My aim is to split a 1280x960 image of ints into small 4x4 regions and find the maximum pixel value in each 4x4 region (with a margin around the edge of the overall image). There is a second processing stage on each 4x4 region but I omit that for now. I hoped CUDA (running on a Jetson TX1) would help speed this up…
My initial design is as follows:
Split the image up into 16x30 overlapping blocks of 96x38 pixels. So 480 blocks in total – each processing 3648 pixels.
Then I used 20x8 (160 total) threads to load the 3648 pixels into shared memory. So 3648x4 = 14592 bytes. Each block can then be split up into 160 4x4 regions – so each thread find a maximum in its own 4x4 region.
I thought this would work well because the memory loads can be coalesced (96 is a multiple of 32), 160 threads can be used for loading AND splitting with hardly any sitting idle for long and total threads is a multiple of 32.
I have this design running, and a reference CPU version running as well. Unfortunately, the CPU version is twice as fast as the GPU version…. A bit of profiling reports low occupancy and it might be to do with using too much shared memory per block. Could anyone perhaps elaborate on this, or suggest a better design?
The Jetson TX1 uses the same physical memory to serve both CPU and GPU, I would think? And this appears to be a task that is bound by memory throughput since there is very little computation. Assuming the CPU and the GPU access the memory with the same throughput (I don’t know whether that is true, worth measuring with the STREAM benchmark), I would expect no speedup from doing the processing on the GPU.
You don’t say how low the occupancy is, but given the shared memory usage per thread block, it is certainly going to limit occupancy somewhat. Try cutting shared memory usage per thread block in half. Also, double check the access patterns for global and shared memory access. The profiler can help you determine how efficient these accesses are (coalescing, bank conflicts).

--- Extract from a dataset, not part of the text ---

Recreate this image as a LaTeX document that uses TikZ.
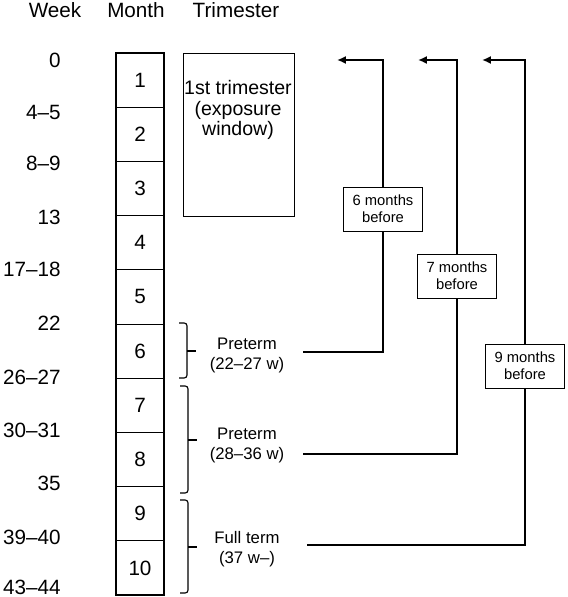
\documentclass[tikz,border=0pt]{standalone}
\usepackage{fontspec}
\setmainfont{Liberation Sans}
\usetikzlibrary{arrows.meta}

\tikzset{
  head/.style={inner sep=0pt, font=\fontsize{14.7}{17}\selectfont},
  week/.style={head, anchor=east},
  cell/.style={draw, line width=0.6pt, inner sep=0pt, minimum width=1.2cm, minimum height=1.355cm, head},
  term/.style={inner sep=0pt, align=center, font=\fontsize{11.9}{14.2}\selectfont},
  before/.style={draw, line width=0.6pt, fill=white, inner sep=0pt, align=center, minimum width=1.975cm, minimum height=1.1cm, font=\fontsize{10.5}{12.3}\selectfont},
  wire/.style={line width=1.3pt},
  bracket/.style={line width=0.8pt, rounded corners=2pt}
}

\begin{document}
\begin{tikzpicture}[x=0.025cm, y=-0.025cm]
\useasboundingbox (0,0) rectangle (567,597);

% column heads
\node[head] (hweek) at (55,10) {Week};
\node[head] (hmonth) at (136,10) {Month};
\node[head] (htri) at (236,10) {Trimester};

% weeks
\foreach \w/\y [count=\i] in {0/60, 4–5/112, 8–9/163, 13/217, 17–18/269,
    22/323, 26–27/377, 30–31/430, 35/483, 39–40/537, 43–44/587}
  \node[week] (w\i) at (61,\y) {\w};

% months
\foreach \m in {1,...,10}
  \node[cell] (m\m) at (140,{53+54.2*(\m-0.5)}) {\m};
\draw[line width=1.5pt] (m1.north west) rectangle (m10.south east);

% first trimester
\node[draw, line width=0.6pt, inner sep=0pt, minimum width=2.775cm, minimum height=4.075cm] (tri) at (238.5,134.5) {};
\node[inner sep=0pt, align=center, font=\fontsize{13.9}{14.6}\selectfont] (tritxt) at (238,110) {1st trimester\\(exposure\\window)};

% brackets
\draw[bracket] (179,323) -- (187,323) -- (187,378) -- (179,378);
\draw[bracket] (187,351) -- (196,351);
\draw[bracket] (180,386) -- (188,386) -- (188,493) -- (180,493);
\draw[bracket] (188,440) -- (197,440);
\draw[bracket] (180,500) -- (188,500) -- (188,593) -- (180,593);
\draw[bracket] (188,547) -- (197,547);

\node[term] (p1) at (247,355) {Preterm\\(22–27 w)};
\node[term] (p2) at (247,445) {Preterm\\(28–36 w)};
\node[term] (ft) at (247,549) {Full term\\(37 w–)};

% months before
\node[before] (b6) at (383,209) {6 months\\before};
\node[before] (b7) at (457,276) {7 months\\before};
\node[before] (b9) at (525,366) {9 months\\before};

\coordinate (s6) at (303,352);
\coordinate (s7) at (303,454);
\coordinate (s9) at (307,545);
\coordinate (e6) at (337,60);
\coordinate (e7) at (418,60);
\coordinate (e9) at (482,60);

\draw[wire] (s6) -| (b6.south);
\draw[wire, -{Latex[length=0.22cm, width=0.2cm]}] (b6.north) |- (e6);
\draw[wire] (s7) -| (b7.south);
\draw[wire, -{Latex[length=0.22cm, width=0.2cm]}] (b7.north) |- (e7);
\draw[wire] (s9) -| (b9.south);
\draw[wire, -{Latex[length=0.22cm, width=0.2cm]}] (b9.north) |- (e9);

\end{tikzpicture}
\end{document}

I guess I’m a bit confused now.
Perhaps wrongly I assumed the CPU had its own RAM, and the GPU had its own memory - global (which any block and thread could access) and shared (which can be shared by threads in the same block).
Anyhow, my timings don’t include copying memory from host to device (which I had assumed was transfer between CPU RAM and GPU global memory). However, the timings do include the copies between what I had assumed was GPU global memory to GPU shared memory (and are then shared between each block’s threads.)
Please could you explain how you think it is setup?
So as a relative newbie, I find the profiler a bit confusing tbh.
So the CUDA Application Analysis reports:
Low memcpy/compute overlap (0%),
low kernel concurrency (0%),
low memcpy throughput (1.073 GB/sa avg, for memcpys accounting for 90.5% of all memcpy time).
The complete utilization graph looks to be down at about 30% throughout.
When I examine individual kernels (I only have one here):
Efficiency:
Global load efficiency = 100%
Global store efficiency = 15.8% (!)
Shared efficiency = 37.8% (!)
Warp execution efficiency = 71.5% (!)
Non-predicated warp execution efficiency = 70% (!)
Occupancy:
Achieved = 29.1% (!)
Theoretical = 46.9%
Limiter = Shared Memory
When I perform kernel analysis it says:
Kernel performance is bound by instruction and memory latency.
There is then a bar chart that shows the compute utilisation at less than 10% (the legend shows most of this 10% consists of arithmetic operations) and memory utilisation about 5%.
Perhaps you would be kind enough to suggest what this shows?
As I said, the kernel should be bound by memory throughput, as only 15 max() calls that map directly to IMAX instructions are needed to find the maximum value out of 4x4 = 16 pixels, so I see no reason to worry about computation.
Global load efficiency is important and is 100%, that is good. Since stores are typically “fire and forget”, and this should be applicable to your scenario (they are used for writing out final results), I wouldn’t worry about that, for now. Revisit the store access pattern later.
The occupancy looks worryingly low, and it is caused by the shared memory usage per block being too high. Cut it in half.
I don’t know why there are memcpy() calls in the code. The Jetson TX 1 has a unified physical memory, does it not? I haven’t used one of these parts, but given the unified physical memory I do not see the need for copying, that is just adding overhead.
Working with the profiler will be a feedback loop. It suggests a bottleneck, you change the code to eliminate the bottleneck, now you have a new bottleneck, etc.